The Kelvite sounding machine was a small motor- or hand-operated windlass mounted on the deck of a ship. It was used to deploy and retrieve a wire sounding line to determine the depth of water in which the vessel was operating. It was invented by William Thomson, 1st Baron Kelvin, in 1872.
==Description==
The apparatus consisted of a 980 mm steel frame mounted on the upper deck of a ship, close to the side, carrying a vertically mounted drum. 300 fathom of fine steel wire were wound on the drum. A horizontal dial at the top of the device, graduated in fathoms, indicated the length of wire paid out. The drum was operated manually by handles mounted on the spindle of the drum, or by a vertically mounted electric motor in the base. A "sinker" of lead, weighing about 24 lb, was attached to the end of the line. To deploy the sinker a wooden boom, attached to the deck by a gooseneck and carrying a sheave for the wire, was extended over the water. The line was released, and when the sinker reached the bottom, the drum was held in place with a catch. The depth was then read from the dial. Printed tables were provided to calculate the depth of water when the ship was in motion; these showed variations for different forward speeds to allow for the wire's deviation from straight up-and-down.

==Development==
In July 1857, Thomson sailed aboard as an adviser to the first transatlantic telegraph cable venture. On 2 August, some 1250 mi west of the shore station at Valentia Island, the cable broke and sank to the ocean bottom. Grapples were lowered to recover the broken end, but this was not successful. Thomson noted that no depth-sounding apparatus was available on the ship to assist the operation. During 1872, on board his own sailing yacht Lalla Rookh and the cable-laying ship CS Hooper, Thomson conducted trials of a sounding machine, with the main improvement over existing practice being the use of piano wire instead of hemp rope for the sounding line. In April 1874, he presented his results before the Society of Telegraph Engineers in London. On 1 September 1876, he was granted a patent for his "deep-sea sounding by piano-forte wire" device. Thomson invested in the Glasgow company White & Barr, already a supplier of scientific apparatus made to his designs, to manufacture and market the machine. Thomson became a director of the company, renamed Kelvin & James White Ltd., in 1900.

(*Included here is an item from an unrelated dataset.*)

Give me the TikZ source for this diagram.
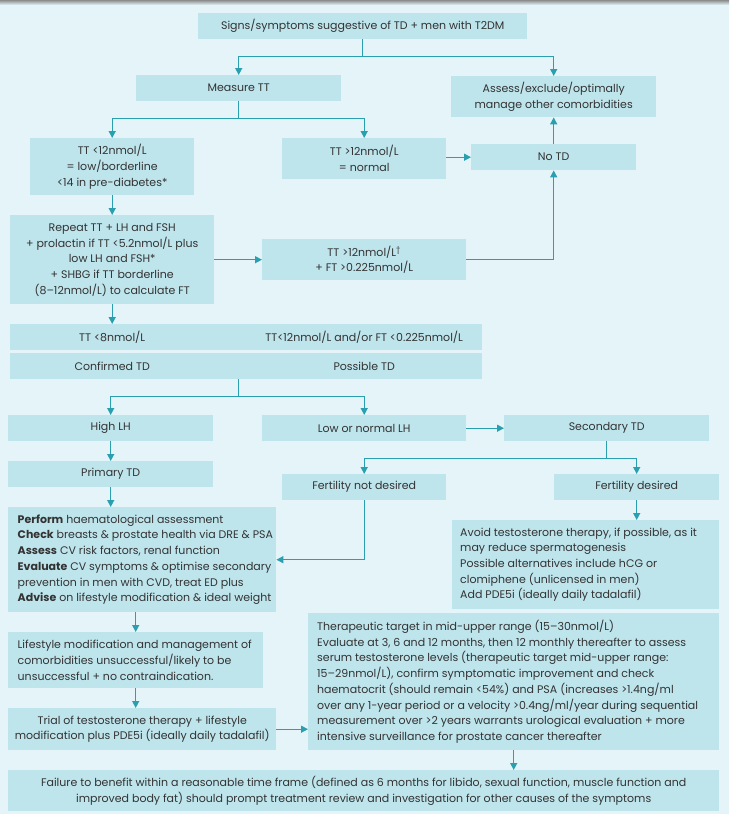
\documentclass[tikz,border=0pt]{standalone}
\usepackage{fontspec}
\setmainfont{Poppins}
\usetikzlibrary{arrows.meta,calc}
\definecolor{bgc}{HTML}{E4F4F8}
\definecolor{boxc}{HTML}{BEE4EC}
\definecolor{lnc}{HTML}{2A9FB0}
\definecolor{txtc}{HTML}{333333}
\newcommand{\bxfont}{\fontsize{11}{15.7}\selectfont}
\begin{document}
\begin{tikzpicture}[x=1pt,y=-1pt,
  box/.style={fill=boxc, draw=none, anchor=north west, inner sep=0pt, font=\bxfont, text=txtc, align=center},
  lt/.style={anchor=west, inner sep=0pt, font=\bxfont, text=txtc, align=left},
  ct/.style={inner sep=0pt, font=\bxfont, text=txtc, align=center},
  conn/.style={draw=lnc, line width=1.4pt},
  arr/.style={conn, -{Triangle[length=7pt,width=7pt]}}]
\useasboundingbox (0,0) rectangle (729,814);
\fill[bgc] (0,0) rectangle (729,814);
\shade[top color=black!45, bottom color=bgc] (0,0) rectangle (729,5);

% boxes
\node[box, minimum width=329, minimum height=26] (top) at (198,13) {Signs/symptoms suggestive of TD + men with T2DM};
\node[box, minimum width=205, minimum height=26] (measure) at (136,75) {Measure TT};
\node[box, minimum width=205, minimum height=41] (assess) at (451,76) {Assess/exclude/optimally\\manage other comorbidities};
\node[box, minimum width=164, minimum height=57] (tt12) at (30,138) {TT <12nmol/L\\= low/borderline\\<14 in pre-diabetes*};
\node[box, minimum width=164, minimum height=41] (ttnorm) at (282,138) {TT >12nmol/L\\= normal};
\node[box, minimum width=165, minimum height=26] (notd) at (471,144) {No TD};
\node[box, minimum width=204, minimum height=89] (repeat) at (10,215) {Repeat TT + LH and FSH\\+ prolactin if TT <5.2nmol/L plus\\low LH and FSH*\\+ SHBG if TT borderline\\(8–12nmol/L) to calculate FT};
\node[box, minimum width=204, minimum height=41] (ttdag) at (262,239) {TT >12nmol/L\textsuperscript{†}\\+ FT >0.225nmol/L};
\node[box, minimum width=472, minimum height=26] (bar1) at (10,324) {};
\node[box, minimum width=472, minimum height=26] (bar2) at (10,353) {};
\node[box, minimum width=205, minimum height=26] (highlh) at (8,415) {High LH};
\node[box, minimum width=204, minimum height=26] (lowlh) at (262,415) {Low or normal LH};
\node[box, minimum width=205, minimum height=26] (sec) at (504,415) {Secondary TD};
\node[box, minimum width=205, minimum height=26] (primary) at (8,461) {Primary TD};
\node[box, minimum width=164, minimum height=26] (fnd) at (282,474) {Fertility not desired};
\node[box, minimum width=165, minimum height=26] (fd) at (554,474) {Fertility desired};
\node[box, minimum width=268, minimum height=105] (perform) at (8,507) {};
\node[box, minimum width=267, minimum height=89] (avoid) at (452,520) {};
\node[box, minimum width=255, minimum height=56] (lifestyle) at (8,632) {};
\node[box, minimum width=268, minimum height=42] (trial) at (8,708) {Trial of testosterone therapy + lifestyle\\modification plus PDE5i (ideally daily tadalafil)};
\node[box, minimum width=411, minimum height=137] (thera) at (308,613) {};
\node[box, minimum width=711, minimum height=41] (failure) at (8,770) {Failure to benefit within a reasonable time frame (defined as 6 months for libido, sexual function, muscle function and\\improved body fat) should prompt treatment review and investigation for other causes of the symptoms};

% texts in bars
\node[ct] (t8) at (tt12.center |- bar1.center) {TT <8nmol/L};
\node[ct] (t12) at (ttnorm.center |- bar1.center) {TT<12nmol/L and/or FT <0.225nmol/L};
\node[ct] (tconf) at (tt12.center |- bar2.center) {Confirmed TD};
\node[ct] (tposs) at (ttnorm.center |- bar2.center) {Possible TD};

% left aligned texts
\node[lt] (performtxt) at ([xshift=9.5pt]perform.west) {\textbf{Perform} haematological assessment\\\textbf{Check} breasts \& prostate health via DRE \& PSA\\\textbf{Assess} CV risk factors, renal function\\\textbf{Evaluate} CV symptoms \& optimise secondary\\prevention in men with CVD, treat ED plus\\\textbf{Advise} on lifestyle modification \& ideal weight};
\node[lt] (avoidtxt) at ([xshift=8pt]avoid.west) {Avoid testosterone therapy, if possible, as it\\may reduce spermatogenesis\\Possible alternatives include hCG or\\clomiphene (unlicensed in men)\\Add PDE5i (ideally daily tadalafil)};
\node[lt] (lifetxt) at ([xshift=9.5pt]lifestyle.west) {Lifestyle modification and management of\\comorbidities unsuccessful/likely to be\\unsuccessful + no contraindication.};
\node[lt] (theratxt) at ([xshift=9pt]thera.west) {Therapeutic target in mid-upper range (15–30nmol/L)\\Evaluate at 3, 6 and 12 months, then 12 monthly thereafter to assess\\serum testosterone levels (therapeutic target mid-upper range:\\15–29nmol/L), confirm symptomatic improvement and check\\haematocrit (should remain <54\%) and PSA (increases >1.4ng/ml\\over any 1-year period or a velocity >0.4ng/ml/year during sequential\\measurement over >2 years warrants urological evaluation + more\\intensive surveillance for prostate cancer thereafter};

% connectors
\draw[conn] (top.south) -- ++(0,17) coordinate (j1);
\draw[arr] (j1) -| (measure.north);
\draw[arr] (j1) -| (assess.north);
\draw[conn] (measure.south) -- ++(0,17) coordinate (j2);
\draw[arr] (j2) -| (tt12.north);
\draw[arr] (j2) -| (ttnorm.north);
\draw[arr] (ttnorm.east |- notd.west) -- (notd.west);
\draw[arr] (notd.north) -- (assess.south);
\draw[arr] (tt12.south) -- (tt12.south |- repeat.north);
\draw[arr] (repeat.east) -- (repeat.east -| ttdag.west);
\draw[arr] (ttdag.east) -| (notd.south);
\draw[arr] (repeat.south) -- (repeat.south |- bar1.north);
\draw[conn] (measure.south |- bar2.south) -- ++(0,17) coordinate (j3);
\draw[arr] (j3) -| (highlh.north);
\draw[arr] (j3) -| (lowlh.north);
\draw[arr] (lowlh.east) -- (sec.west);
\draw[arr] (highlh.south) -- (primary.north);
\draw[conn] (sec.south) -- ++(0,17) coordinate (j4);
\draw[arr] (j4) -| (fnd.north);
\draw[arr] (j4) -| (fd.north);
\draw[arr] (primary.south) -- (primary.south |- perform.north);
\draw[arr] (fnd.south) |- (perform.east);
\draw[arr] (fd.south) -- (fd.south |- avoid.north);
\draw[arr] (lifestyle.north |- perform.south) -- (lifestyle.north);
\draw[arr] (lifestyle.south) -- (lifestyle.south |- trial.north);
\draw[arr] (trial.east) -- (trial.east -| thera.west);
\draw[arr] (thera.south) -- (thera.south |- failure.north);
\end{tikzpicture}
\end{document}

In early versions of the machine, there was no dial indicating the length of wire paid out; the movement of a spring-loaded plunger (corresponding to the water pressure) in a tube mounted on the sinker left a mark that could be read when brought to the surface. In a refinement, which was considered to be more accurate than the dial, Thomson used a small brass pipe containing a thin, replaceable glass tube, closed at the top end, that was attached just above the sinker. The inside of the tube was coated with a chemical (initially ferroprussiate, later silver chromate (Note: Red silver chromate is converted to white silver chloride in contact with sea water, blue ferroprussiate loses its colour.)) that changed colour when wet. This colour-change indicated the distance to which the water had penetrated the tube. When the sinker was back on deck, the glass tube was removed and the position of the mark in the chemical was measured against a boxwood scale, inscribed directly in fathoms, to determine the depth.

==In use==
Kelvin & James White Ltd., located at Hillington, Glasgow, was well situated to supply the flourishing Clydeside shipbuilding industry, and many vessels worldwide carried the Kelvite machine. By 1902, 7,500 had been sold. After the British Admiralty conducted trials in 1904, the Mark IV model, with provision for an optional electric motor for winding in the line, was developed. This was adopted by the Royal Navy and the United States Navy. The improvements were patented in November 1907.

Kelvin's machine remained in widespread use for many years, with production continuing until the 1960s.